### WHAT IS NEEDED
Skip the pictures and quote all of the lines exactly.

[Begin]

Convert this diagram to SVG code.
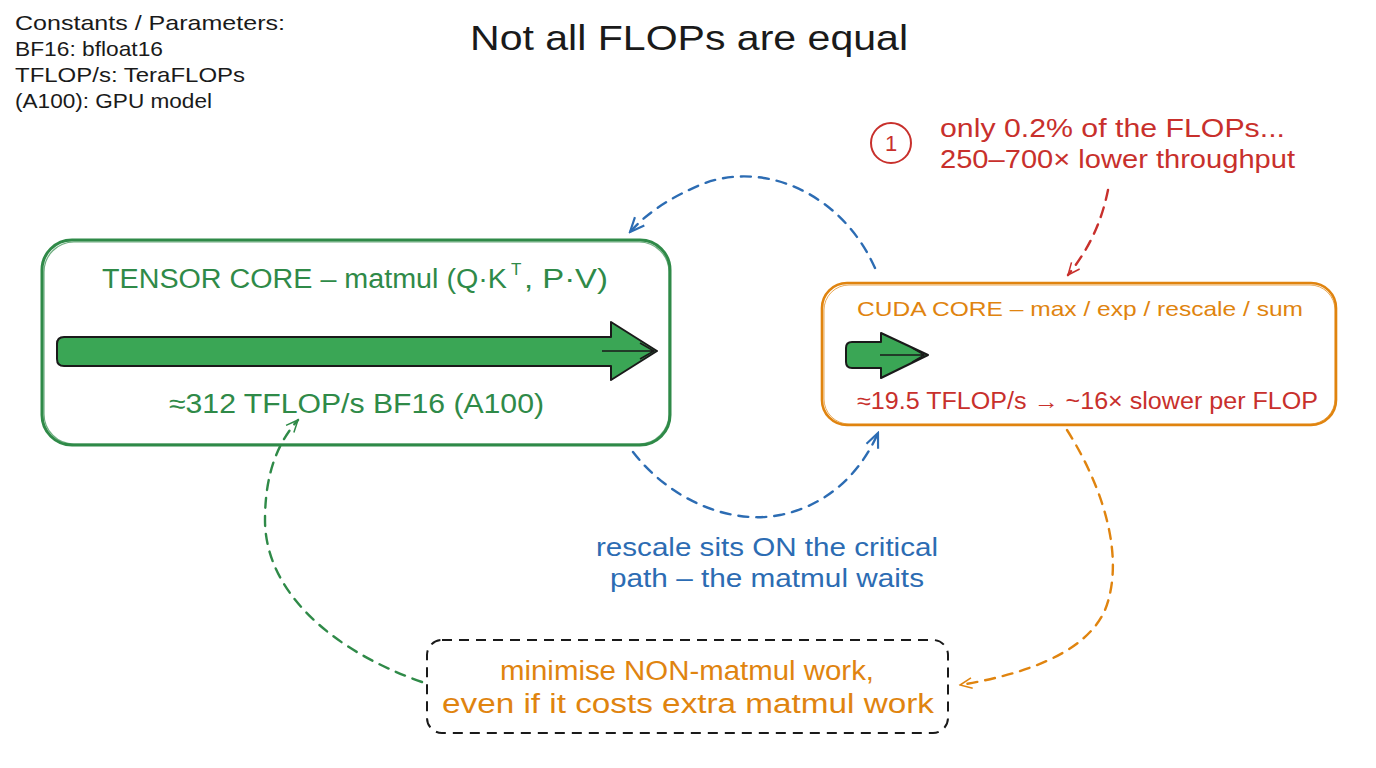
<svg xmlns="http://www.w3.org/2000/svg" width="1376" height="768" viewBox="0 0 1376 768">
<defs>
<style>
text{font-family:"Liberation Sans","DejaVu Sans",sans-serif}
.hd{font-size:21px;fill:#1a1a1a}
.green{fill:#2f8a48}
.orange{fill:#e0840f}
.red{fill:#c8302c}
.blue{fill:#2c6cb3}
.dash{fill:none;stroke-width:2.4;stroke-dasharray:10 8;stroke-linecap:round}
</style>
<marker id="ab" viewBox="0 0 20 20" refX="18" refY="10" markerWidth="18" markerHeight="18" markerUnits="userSpaceOnUse" orient="auto"><path d="M2 3 L18 10 L2 17" fill="none" stroke="#2c6cb3" stroke-width="2.4"/></marker>
<marker id="ar" viewBox="0 0 20 20" refX="18" refY="10" markerWidth="15" markerHeight="15" markerUnits="userSpaceOnUse" orient="auto"><path d="M2 3 L18 10 L2 17" fill="none" stroke="#c8302c" stroke-width="2"/></marker>
<marker id="ag" viewBox="0 0 20 20" refX="18" refY="10" markerWidth="15" markerHeight="15" markerUnits="userSpaceOnUse" orient="auto"><path d="M2 3 L18 10 L2 17" fill="none" stroke="#2f8a48" stroke-width="2"/></marker>
<marker id="ao" viewBox="0 0 20 20" refX="18" refY="10" markerWidth="15" markerHeight="15" markerUnits="userSpaceOnUse" orient="auto"><path d="M2 3 L18 10 L2 17" fill="none" stroke="#e0840f" stroke-width="2"/></marker>
</defs>
<rect width="1376" height="768" fill="#ffffff"/>

<g id="legend">
<text class="hd" x="15" y="30" textLength="270" lengthAdjust="spacingAndGlyphs">Constants / Parameters:</text>
<text class="hd" x="15" y="56" textLength="148" lengthAdjust="spacingAndGlyphs">BF16: bfloat16</text>
<text class="hd" x="15" y="82" textLength="230" lengthAdjust="spacingAndGlyphs">TFLOP/s: TeraFLOPs</text>
<text class="hd" x="15" y="108" textLength="197" lengthAdjust="spacingAndGlyphs">(A100): GPU model</text>
</g>

<g id="title">
<text x="470" y="50" font-size="35" fill="#1a1a1a" textLength="438" lengthAdjust="spacingAndGlyphs">Not all FLOPs are equal</text>
</g>

<g id="connectors">
<path class="dash" stroke="#2c6cb3" d="M 875 268 C 840 190, 760 160, 700 185 C 670 198, 648 212, 630 232" marker-end="url(#ab)"/>
<path class="dash" stroke="#2c6cb3" d="M 633 452 C 670 500, 730 525, 780 515 C 830 505, 862 470, 878 433" marker-end="url(#ab)"/>
<path class="dash" stroke="#c8302c" stroke-width="1.8" d="M 1108 190 C 1102 220, 1090 248, 1068 275" marker-end="url(#ar)"/>
<path class="dash" stroke="#2f8a48" stroke-width="1.8" d="M 422 682 C 330 650, 265 590, 265 520 C 265 470, 280 440, 298 420" marker-end="url(#ag)"/>
<path class="dash" stroke="#e0840f" stroke-width="1.8" d="M 1067 430 C 1105 490, 1125 560, 1105 610 C 1085 655, 1020 675, 960 685" marker-end="url(#ao)"/>
</g>

<g id="tensor-core">
<rect x="42" y="240" width="628" height="205" rx="30" fill="none" stroke="#2f8a48" stroke-width="3"/>
<rect x="44" y="242" width="625" height="202" rx="30" fill="none" stroke="#2f8a48" stroke-width="1.2" opacity="0.7"/>
<text class="green" x="102" y="288" font-size="27" textLength="405" lengthAdjust="spacingAndGlyphs">TENSOR CORE – matmul (Q·K</text>
<text class="green" x="511" y="275" font-size="17">T</text>
<text class="green" x="524" y="288" font-size="27" textLength="84" lengthAdjust="spacingAndGlyphs">, P·V)</text>
<path d="M 64 337 L 611 337 L 611 322 L 657 351 L 611 380 L 611 366 L 64 366 Q 57 366 57 359 L 57 344 Q 57 337 64 337 Z" fill="#3aa655" stroke="#1a1a1a" stroke-width="2" stroke-linejoin="round"/>
<path d="M 602 351 L 654 351 M 640 343 L 654 351 L 640 359" fill="none" stroke="#1a1a1a" stroke-width="1.5"/>
<text class="green" x="169" y="413" font-size="27" textLength="375" lengthAdjust="spacingAndGlyphs">≈312 TFLOP/s BF16 (A100)</text>
</g>

<g id="cuda-core">
<rect x="822" y="283" width="514" height="142" rx="25" fill="none" stroke="#e0840f" stroke-width="2.6"/>
<rect x="824" y="285" width="511" height="139" rx="25" fill="none" stroke="#e0840f" stroke-width="1" opacity="0.7"/>
<text class="orange" x="857" y="316" font-size="21" textLength="446" lengthAdjust="spacingAndGlyphs">CUDA CORE – max / exp / rescale / sum</text>
<path d="M 852 342 L 881 342 L 881 333 L 928 355 L 881 378 L 881 368 L 852 368 Q 846 368 846 362 L 846 348 Q 846 342 852 342 Z" fill="#3aa655" stroke="#1a1a1a" stroke-width="2" stroke-linejoin="round"/>
<path d="M 880 355 L 924 355 M 912 348 L 924 355 L 912 362" fill="none" stroke="#1a1a1a" stroke-width="1.4"/>
<text class="red" x="857" y="409" font-size="23" textLength="461" lengthAdjust="spacingAndGlyphs">≈19.5 TFLOP/s → ~16× slower per FLOP</text>
</g>

<g id="callout">
<circle cx="891" cy="143" r="20" fill="none" stroke="#c8302c" stroke-width="2"/>
<text class="red" x="891" y="151" text-anchor="middle" font-size="22">1</text>
<text class="red" x="940" y="137" font-size="25" textLength="345" lengthAdjust="spacingAndGlyphs">only 0.2% of the FLOPs...</text>
<text class="red" x="940" y="168" font-size="25" textLength="355" lengthAdjust="spacingAndGlyphs">250–700× lower throughput</text>
</g>

<g id="critical-path-note">
<text class="blue" x="596" y="556" font-size="25" textLength="342" lengthAdjust="spacingAndGlyphs">rescale sits ON the critical</text>
<text class="blue" x="610" y="587" font-size="25" textLength="314" lengthAdjust="spacingAndGlyphs">path – the matmul waits</text>
</g>

<g id="takeaway">
<rect x="427" y="640" width="521" height="93" rx="15" fill="none" stroke="#1a1a1a" stroke-width="2" stroke-dasharray="10 7"/>
<text class="orange" x="500" y="680" font-size="27" textLength="374" lengthAdjust="spacingAndGlyphs">minimise NON-matmul work,</text>
<text class="orange" x="442" y="713" font-size="27" textLength="492" lengthAdjust="spacingAndGlyphs">even if it costs extra matmul work</text>
</g>
</svg>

[End]

### WORKED ANSWER
Convert this diagram to SVG code.
<svg xmlns="http://www.w3.org/2000/svg" width="1376" height="768" viewBox="0 0 1376 768">
<defs>
<style>
text{font-family:"Liberation Sans","DejaVu Sans",sans-serif}
.hd{font-size:21px;fill:#1a1a1a}
.green{fill:#2f8a48}
.orange{fill:#e0840f}
.red{fill:#c8302c}
.blue{fill:#2c6cb3}
.dash{fill:none;stroke-width:2.4;stroke-dasharray:10 8;stroke-linecap:round}
</style>
<marker id="ab" viewBox="0 0 20 20" refX="18" refY="10" markerWidth="18" markerHeight="18" markerUnits="userSpaceOnUse" orient="auto"><path d="M2 3 L18 10 L2 17" fill="none" stroke="#2c6cb3" stroke-width="2.4"/></marker>
<marker id="ar" viewBox="0 0 20 20" refX="18" refY="10" markerWidth="15" markerHeight="15" markerUnits="userSpaceOnUse" orient="auto"><path d="M2 3 L18 10 L2 17" fill="none" stroke="#c8302c" stroke-width="2"/></marker>
<marker id="ag" viewBox="0 0 20 20" refX="18" refY="10" markerWidth="15" markerHeight="15" markerUnits="userSpaceOnUse" orient="auto"><path d="M2 3 L18 10 L2 17" fill="none" stroke="#2f8a48" stroke-width="2"/></marker>
<marker id="ao" viewBox="0 0 20 20" refX="18" refY="10" markerWidth="15" markerHeight="15" markerUnits="userSpaceOnUse" orient="auto"><path d="M2 3 L18 10 L2 17" fill="none" stroke="#e0840f" stroke-width="2"/></marker>
</defs>
<rect width="1376" height="768" fill="#ffffff"/>

<g id="legend">
<text class="hd" x="15" y="30" textLength="270" lengthAdjust="spacingAndGlyphs">Constants / Parameters:</text>
<text class="hd" x="15" y="56" textLength="148" lengthAdjust="spacingAndGlyphs">BF16: bfloat16</text>
<text class="hd" x="15" y="82" textLength="230" lengthAdjust="spacingAndGlyphs">TFLOP/s: TeraFLOPs</text>
<text class="hd" x="15" y="108" textLength="197" lengthAdjust="spacingAndGlyphs">(A100): GPU model</text>
</g>

<g id="title">
<text x="470" y="50" font-size="35" fill="#1a1a1a" textLength="438" lengthAdjust="spacingAndGlyphs">Not all FLOPs are equal</text>
</g>

<g id="connectors">
<path class="dash" stroke="#2c6cb3" d="M 875 268 C 840 190, 760 160, 700 185 C 670 198, 648 212, 630 232" marker-end="url(#ab)"/>
<path class="dash" stroke="#2c6cb3" d="M 633 452 C 670 500, 730 525, 780 515 C 830 505, 862 470, 878 433" marker-end="url(#ab)"/>
<path class="dash" stroke="#c8302c" stroke-width="1.8" d="M 1108 190 C 1102 220, 1090 248, 1068 275" marker-end="url(#ar)"/>
<path class="dash" stroke="#2f8a48" stroke-width="1.8" d="M 422 682 C 330 650, 265 590, 265 520 C 265 470, 280 440, 298 420" marker-end="url(#ag)"/>
<path class="dash" stroke="#e0840f" stroke-width="1.8" d="M 1067 430 C 1105 490, 1125 560, 1105 610 C 1085 655, 1020 675, 960 685" marker-end="url(#ao)"/>
</g>

<g id="tensor-core">
<rect x="42" y="240" width="628" height="205" rx="30" fill="none" stroke="#2f8a48" stroke-width="3"/>
<rect x="44" y="242" width="625" height="202" rx="30" fill="none" stroke="#2f8a48" stroke-width="1.2" opacity="0.7"/>
<text class="green" x="102" y="288" font-size="27" textLength="405" lengthAdjust="spacingAndGlyphs">TENSOR CORE – matmul (Q·K</text>
<text class="green" x="511" y="275" font-size="17">T</text>
<text class="green" x="524" y="288" font-size="27" textLength="84" lengthAdjust="spacingAndGlyphs">, P·V)</text>
<path d="M 64 337 L 611 337 L 611 322 L 657 351 L 611 380 L 611 366 L 64 366 Q 57 366 57 359 L 57 344 Q 57 337 64 337 Z" fill="#3aa655" stroke="#1a1a1a" stroke-width="2" stroke-linejoin="round"/>
<path d="M 602 351 L 654 351 M 640 343 L 654 351 L 640 359" fill="none" stroke="#1a1a1a" stroke-width="1.5"/>
<text class="green" x="169" y="413" font-size="27" textLength="375" lengthAdjust="spacingAndGlyphs">≈312 TFLOP/s BF16 (A100)</text>
</g>

<g id="cuda-core">
<rect x="822" y="283" width="514" height="142" rx="25" fill="none" stroke="#e0840f" stroke-width="2.6"/>
<rect x="824" y="285" width="511" height="139" rx="25" fill="none" stroke="#e0840f" stroke-width="1" opacity="0.7"/>
<text class="orange" x="857" y="316" font-size="21" textLength="446" lengthAdjust="spacingAndGlyphs">CUDA CORE – max / exp / rescale / sum</text>
<path d="M 852 342 L 881 342 L 881 333 L 928 355 L 881 378 L 881 368 L 852 368 Q 846 368 846 362 L 846 348 Q 846 342 852 342 Z" fill="#3aa655" stroke="#1a1a1a" stroke-width="2" stroke-linejoin="round"/>
<path d="M 880 355 L 924 355 M 912 348 L 924 355 L 912 362" fill="none" stroke="#1a1a1a" stroke-width="1.4"/>
<text class="red" x="857" y="409" font-size="23" textLength="461" lengthAdjust="spacingAndGlyphs">≈19.5 TFLOP/s → ~16× slower per FLOP</text>
</g>

<g id="callout">
<circle cx="891" cy="143" r="20" fill="none" stroke="#c8302c" stroke-width="2"/>
<text class="red" x="891" y="151" text-anchor="middle" font-size="22">1</text>
<text class="red" x="940" y="137" font-size="25" textLength="345" lengthAdjust="spacingAndGlyphs">only 0.2% of the FLOPs...</text>
<text class="red" x="940" y="168" font-size="25" textLength="355" lengthAdjust="spacingAndGlyphs">250–700× lower throughput</text>
</g>

<g id="critical-path-note">
<text class="blue" x="596" y="556" font-size="25" textLength="342" lengthAdjust="spacingAndGlyphs">rescale sits ON the critical</text>
<text class="blue" x="610" y="587" font-size="25" textLength="314" lengthAdjust="spacingAndGlyphs">path – the matmul waits</text>
</g>

<g id="takeaway">
<rect x="427" y="640" width="521" height="93" rx="15" fill="none" stroke="#1a1a1a" stroke-width="2" stroke-dasharray="10 7"/>
<text class="orange" x="500" y="680" font-size="27" textLength="374" lengthAdjust="spacingAndGlyphs">minimise NON-matmul work,</text>
<text class="orange" x="442" y="713" font-size="27" textLength="492" lengthAdjust="spacingAndGlyphs">even if it costs extra matmul work</text>
</g>
</svg>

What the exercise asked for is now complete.